La promesa del flamante Presidente de Estados Unidos, de construir un muro que separe a su gran país de México, es escalofriante.
En un gesto de desprecio Trump dijo en campaña que México pagaría ese muro. Todo parece coherente con esa teoría de mantenerse en una burbuja imposible en este mundo interconectado con las autopistas del conocimiento de alta velocidad, una globalización que puede derribar el encierro más allá del voluntarismo y las visiones cerradas.

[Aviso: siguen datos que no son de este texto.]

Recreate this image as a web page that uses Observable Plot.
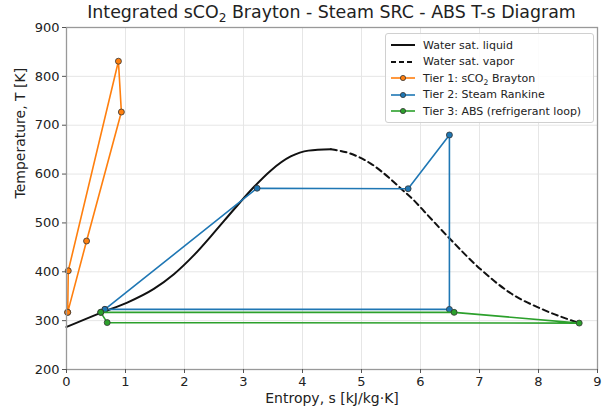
<!DOCTYPE html>
<html>
<head>
<meta charset="utf-8">
<script src="https://cdn.jsdelivr.net/npm/d3@7"></script>
<script src="https://cdn.jsdelivr.net/npm/@observablehq/plot@0.6"></script>
<style>
  body { margin: 0; background: #fff; font-family: "DejaVu Sans", sans-serif; }
  #wrap { position: relative; width: 606px; height: 414px; }
  #title { position: absolute; left: 66px; width: 531px; top: 2px; text-align: center; font-size: 17.4px; color: #222; }
  #legend { position: absolute; left: 385px; top: 33px; width: 207px; height: 88px; background: rgba(255,255,255,0.85);
            border: 1px solid #d0d0d0; border-radius: 3px; font-size: 11px; color: #222; }
  .row { position: absolute; left: 4px; height: 16px; display: flex; align-items: center; }
  .row svg { margin-right: 7px; }
  sub { font-size: 0.7em; line-height: 0; }
</style>
</head>
<body>
<div id="wrap"></div>
<script>
// Saturation curves (approximate)
const satLiqS = [0, 0.58, 1.03, 1.48, 1.82, 2.16, 2.50, 2.84, 3.18, 3.46, 3.80, 4.10, 4.48];
const satLiqT = [287, 316, 337, 365, 395, 434, 480, 528, 574, 607, 636, 648, 651];
const satVapS = [4.48, 4.81, 5.15, 5.49, 5.69, 5.89, 6.06, 6.51, 7.02, 7.53, 8.09, 8.69];
const satVapT = [651, 642, 622, 590, 568, 546, 524, 466, 405, 356, 322, 295];

// Tier 1: sCO2 Brayton
const braytonS = [0.02, 0.03, 0.88, 0.93, 0.34, 0.02];
const braytonT = [317, 402, 831, 727, 463, 317];
// Tier 2: Steam Rankine
const rankineS = [0.65, 3.23, 5.79, 6.49, 6.49, 0.65];
const rankineT = [323, 571, 570, 680, 323, 323];
// Tier 3: ABS
const absS = [0.58, 6.57, 8.69, 0.69, 0.58];
const absT = [317, 317, 295, 296, 317];

const xTicks = [0, 1, 2, 3, 4, 5, 6, 7, 8, 9];
const yTicks = [200, 300, 400, 500, 600, 700, 800, 900];

const seriesNames = ["Water sat. liquid", "Water sat. vapor", "Tier 1: sCO<sub>2</sub> Brayton", "Tier 2: Steam Rankine", "Tier 3: ABS (refrigerant loop)"];
const colors = { brayton: "#ff7f0e", rankine: "#1f77b4", abs: "#2ca02c" };

const toRows = (S, T) => S.map((s, i) => ({ s, T: T[i] }));
const liq = toRows(satLiqS, satLiqT);
const vap = toRows(satVapS, satVapT);
const bray = toRows(braytonS, braytonT);
const rank = toRows(rankineS, rankineT);
const abs = toRows(absS, absT);

const lineOpts = (c) => ({ x: "s", y: "T", stroke: c, strokeWidth: 1.6 });
const dotOpts = (c) => ({ x: "s", y: "T", fill: c, stroke: "#333", strokeWidth: 0.8, r: 3 });

const chart = Plot.plot({
  width: 606,
  height: 414,
  marginLeft: 66,
  marginRight: 9,
  marginTop: 27,
  marginBottom: 45,
  style: { fontFamily: "DejaVu Sans, sans-serif", fontSize: "13px", color: "#222", background: "#fff" },
  x: { domain: [0, 9] },
  y: { domain: [200, 900] },
  marks: [
    Plot.gridX(xTicks, { stroke: "#e6e6e6", strokeOpacity: 1, strokeWidth: 1 }),
    Plot.gridY(yTicks, { stroke: "#e6e6e6", strokeOpacity: 1, strokeWidth: 1 }),
    Plot.line(liq, { x: "s", y: "T", stroke: "#111", strokeWidth: 2, curve: "monotone-x" }),
    Plot.line(vap, { x: "s", y: "T", stroke: "#111", strokeWidth: 2, curve: "monotone-x", strokeDasharray: "6,4" }),
    Plot.line(bray, lineOpts(colors.brayton)),
    Plot.dot(bray, dotOpts(colors.brayton)),
    Plot.line(rank, lineOpts(colors.rankine)),
    Plot.dot(rank, dotOpts(colors.rankine)),
    Plot.line(abs, lineOpts(colors.abs)),
    Plot.dot(abs, dotOpts(colors.abs)),
    Plot.frame({ stroke: "#999", strokeWidth: 1.3 }),
    Plot.axisX(xTicks, { label: null, tickSize: 4, tickPadding: 3, fontSize: 13, stroke: "#555" }),
    Plot.axisY(yTicks, { label: null, tickSize: 4, tickPadding: 3, fontSize: 13, stroke: "#555" }),
    Plot.text(["Entropy, s [kJ/kg·K]"], { frameAnchor: "bottom", dy: 33, fontSize: 14, fill: "#222" }),
    Plot.text(["Temperature, T [K]"], { frameAnchor: "left", dx: -46, rotate: -90, fontSize: 14, fill: "#222" })
  ]
});

const wrap = document.getElementById("wrap");
wrap.appendChild(chart);

const title = document.createElement("div");
title.id = "title";
title.innerHTML = "Integrated sCO<sub>2</sub> Brayton - Steam SRC - ABS T-s Diagram";
wrap.appendChild(title);

const legend = document.createElement("div");
legend.id = "legend";
const styles = [
  { c: "#111", dash: null, dot: false },
  { c: "#111", dash: "5,3", dot: false },
  { c: colors.brayton, dash: null, dot: true },
  { c: colors.rankine, dash: null, dot: true },
  { c: colors.abs, dash: null, dot: true }
];
seriesNames.forEach((name, i) => {
  const st = styles[i];
  const row = document.createElement("div");
  row.className = "row";
  row.style.top = (3 + i * 16.6) + "px";
  row.innerHTML = `<svg width="26" height="10"><line x1="1" x2="25" y1="5" y2="5" stroke="${st.c}" stroke-width="${st.dot ? 1.6 : 2}" ${st.dash ? `stroke-dasharray="${st.dash}"` : ""}/>` +
    (st.dot ? `<circle cx="13" cy="5" r="2.6" fill="${st.c}" stroke="#333" stroke-width="0.8"/>` : "") +
    `</svg><span>${name}</span>`;
  legend.appendChild(row);
});
wrap.appendChild(legend);
</script>
</body>
</html>
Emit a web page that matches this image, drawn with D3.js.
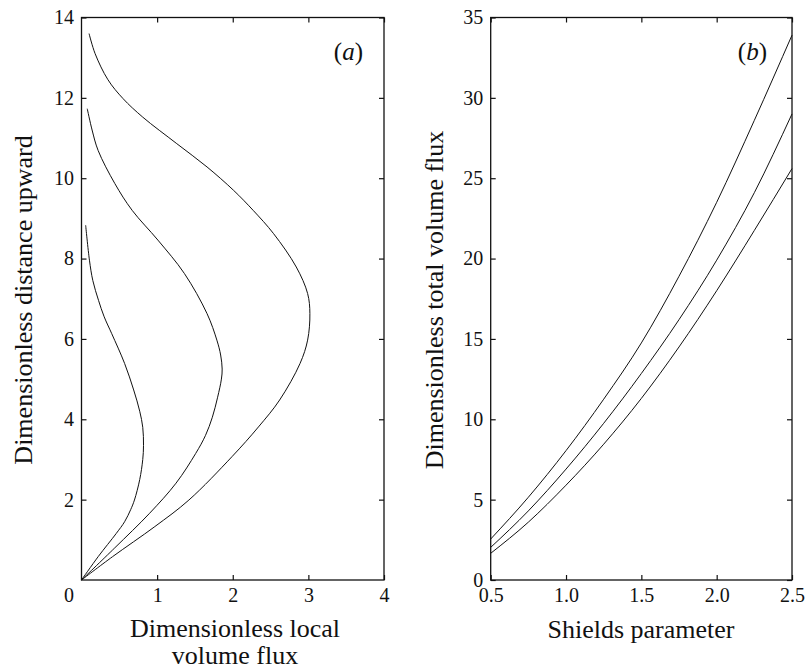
<!DOCTYPE html>
<html>
<head>
<meta charset="utf-8">
<script src="https://cdn.jsdelivr.net/npm/d3@7"></script>
<style>
  html, body { margin: 0; padding: 0; background: #fff; }
  svg { display: block; font-family: "Liberation Serif", "Times New Roman", serif; }
</style>
</head>
<body>
<svg id="chart" width="809" height="670"></svg>
<script>
// Panel (a): vertical profiles of local volume flux (three cases)
const heightInner = [0, 0.58, 1.16, 1.45, 1.75, 1.99, 2.5, 3.0, 3.35, 3.8, 4.2, 4.73, 5.39, 6.13, 6.55, 6.96, 7.45, 7.96, 8.83];
const fluxInner   = [0, 0.22, 0.46, 0.57, 0.65, 0.70, 0.77, 0.81, 0.82, 0.81, 0.77, 0.69, 0.57, 0.40, 0.30, 0.225, 0.15, 0.105, 0.055];

const heightMiddle = [0, 0.8, 1.66, 2.41, 3.15, 3.6, 4.05, 4.55, 5.0, 5.25, 5.6, 5.97, 6.63, 7.63, 8.46, 9.20, 9.87, 10.69, 11.2, 11.73];
const fluxMiddle   = [0, 0.44, 0.90, 1.25, 1.51, 1.64, 1.73, 1.80, 1.85, 1.86, 1.84, 1.79, 1.66, 1.36, 1.01, 0.67, 0.44, 0.22, 0.14, 0.076];

const heightOuter = [0, 0.58, 1.33, 1.99, 3.07, 3.81, 4.48, 5.39, 5.97, 6.63, 7.13, 7.79, 8.62, 9.20, 9.70, 10.28, 10.86, 11.52, 11.98, 12.45, 13.1, 13.6];
const fluxOuter   = [0, 0.41, 0.97, 1.42, 1.99, 2.34, 2.62, 2.89, 2.99, 3.02, 2.99, 2.84, 2.54, 2.27, 2.01, 1.66, 1.26, 0.81, 0.55, 0.35, 0.18, 0.10];

// Panel (b): total volume flux against Shields parameter
const shields   = [0.5, 0.75, 1.0, 1.25, 1.5, 1.75, 2.0, 2.25, 2.5];
const totalHigh = [2.55, 5.15, 8.05, 11.25, 14.75, 18.9, 23.5, 28.6, 33.9];
const totalMid  = [2.03, 4.3, 6.9, 9.75, 12.85, 16.2, 19.9, 24.1, 29.0];
const totalLow  = [1.66, 3.6, 5.9, 8.45, 11.3, 14.5, 18.0, 21.75, 25.6];

// Tick values
const ticksAx = [1, 2, 3, 4];
const ticksAy = [2, 4, 6, 8, 10, 12, 14];
const ticksBx = [0.5, 1.0, 1.5, 2.0, 2.5];
const ticksBy = [0, 5, 10, 15, 20, 25, 30, 35];

const svg = d3.select("#chart");
const ink = "#111";
const serif = "'Liberation Serif', 'Times New Roman', serif";

const xA = d3.scaleLinear().domain([0, 4]).range([81.5, 384]);
const yA = d3.scaleLinear().domain([0, 14]).range([580, 17.5]);
const xB = d3.scaleLinear().domain([0.5, 2.5]).range([490.7, 792]);
const yB = d3.scaleLinear().domain([0, 35]).range([580, 17.5]);

function frame(x, y, xt, yt, xfmt, yfmt) {
  const g = svg.append("g");
  const [x0, x1] = x.range(), [y0, y1] = y.range();
  // inward ticks on all four sides
  const bottom = g.append("g").attr("transform", `translate(0,${y0})`)
    .call(d3.axisBottom(x).tickValues(xt).tickSize(-5).tickPadding(8).tickFormat(xfmt));
  const left = g.append("g").attr("transform", `translate(${x0},0)`)
    .call(d3.axisLeft(y).tickValues(yt).tickSize(-5).tickPadding(7.5).tickFormat(yfmt));
  const top = g.append("g").attr("transform", `translate(0,${y1})`)
    .call(d3.axisTop(x).tickValues(xt).tickSize(-5).tickFormat(""));
  const right = g.append("g").attr("transform", `translate(${x1},0)`)
    .call(d3.axisRight(y).tickValues(yt).tickSize(-5).tickFormat(""));
  [bottom, left, top, right].forEach(a => {
    a.attr("font-family", serif);
    a.select(".domain").remove();
    a.selectAll("line").attr("stroke", ink).attr("stroke-width", 1.2);
    a.selectAll("text").attr("font-family", serif).attr("font-size", 20).attr("fill", ink);
  });
  g.append("rect")
    .attr("x", x0).attr("y", y1).attr("width", x1 - x0).attr("height", y0 - y1)
    .attr("fill", "none").attr("stroke", ink).attr("stroke-width", 1.3);
  return g;
}

function label(x, y, size, str) {
  return svg.append("text").attr("x", x).attr("y", y)
    .attr("font-family", serif).attr("font-size", size).attr("fill", ink).text(str);
}

// ---- Panel (a)
frame(xA, yA, ticksAx, ticksAy, d3.format("d"), d3.format("d"));
// shared origin label
label(69, 602, 20, "0").attr("text-anchor", "middle");

const profileLine = d3.line()
  .x(d => xA(d[0])).y(d => yA(d[1]))
  .curve(d3.curveCatmullRom.alpha(0.5));

[[fluxInner, heightInner], [fluxMiddle, heightMiddle], [fluxOuter, heightOuter]].forEach(([f, h]) => {
  svg.append("path")
    .datum(d3.zip(f, h))
    .attr("d", profileLine)
    .attr("fill", "none").attr("stroke", ink).attr("stroke-width", 1);
});

label(363, 60, 25, null).attr("text-anchor", "end")
  .call(t => { t.append("tspan").text("("); t.append("tspan").attr("font-style", "italic").text("a"); t.append("tspan").text(")"); });

label(0, 0, 26, "Dimensionless distance upward")
  .attr("transform", "translate(32,300) rotate(-90)").attr("text-anchor", "middle");

label(235, 637, 26, "Dimensionless local").attr("text-anchor", "middle");
label(235, 664, 26, "volume flux").attr("text-anchor", "middle");

// ---- Panel (b)
frame(xB, yB, ticksBx, ticksBy, d3.format(".1f"), d3.format("d"));

const totalLine = d3.line()
  .x(d => xB(d[0])).y(d => yB(d[1]))
  .curve(d3.curveMonotoneX);

[totalHigh, totalMid, totalLow].forEach(vals => {
  svg.append("path")
    .datum(d3.zip(shields, vals))
    .attr("d", totalLine)
    .attr("fill", "none").attr("stroke", ink).attr("stroke-width", 1);
});

label(767, 60, 25, null).attr("text-anchor", "end")
  .call(t => { t.append("tspan").text("("); t.append("tspan").attr("font-style", "italic").text("b"); t.append("tspan").text(")"); });

label(0, 0, 26, "Dimensionless total volume flux")
  .attr("transform", "translate(443,300) rotate(-90)").attr("text-anchor", "middle");

label(641, 638, 26, "Shields parameter").attr("text-anchor", "middle");
</script>
</body>
</html>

La primera experiencia frente a un muro que separa naciones la viví en la propia línea fronteriza de Tijuana. El gigante cerco era perforado día y noche por centenas de mexicanos pobres que querían buscar un futuro en California. Era ‘el juego del gato y el ratón’. La frase pertenecía a un guardia fronterizo de nacionalidad norteamericana pero de origen mexicano. Nos paramos en una colina y en cuanto se veía a un grupo de indocumentados cruzar él daba alerta a un cuadrón que a toda velocidad los interceptaba. En cuanto la patrulla llegaba otros latinos pasaban en la extensa llanura rumbo a esta tierra de ‘promisión’.
El muro de la ignominia separaba Berlín. Durante años familias y amigos se vieron desgarrados. La llamada Alemania Democrática, la RDA socialista, tejió un cerco que blindó con alambres ladrillos, garitas de guardias armados fuertemente. Solo estuve allí cinco años después de la caída del muro de Berlín pero en el Check Point Charlie (el paso que separaba a Oriente de Occidente) existe un museo que arranca lágrimas y fuertes emociones.
En Cisjordania visité el muro que levantaba Israel para mantener a Palestina aislada. Escuché la explicación del militar y parecía lógica. En un edificio -cuya línea de vista se bloqueaba ya por el muro- se apostaban francotiradores palestinos que causaban matanzas en la ruta más transitada de Israel.
El muro de la ignominia de Trump revive el triste recuerdo de estas fuertes emociones que separan a la gente.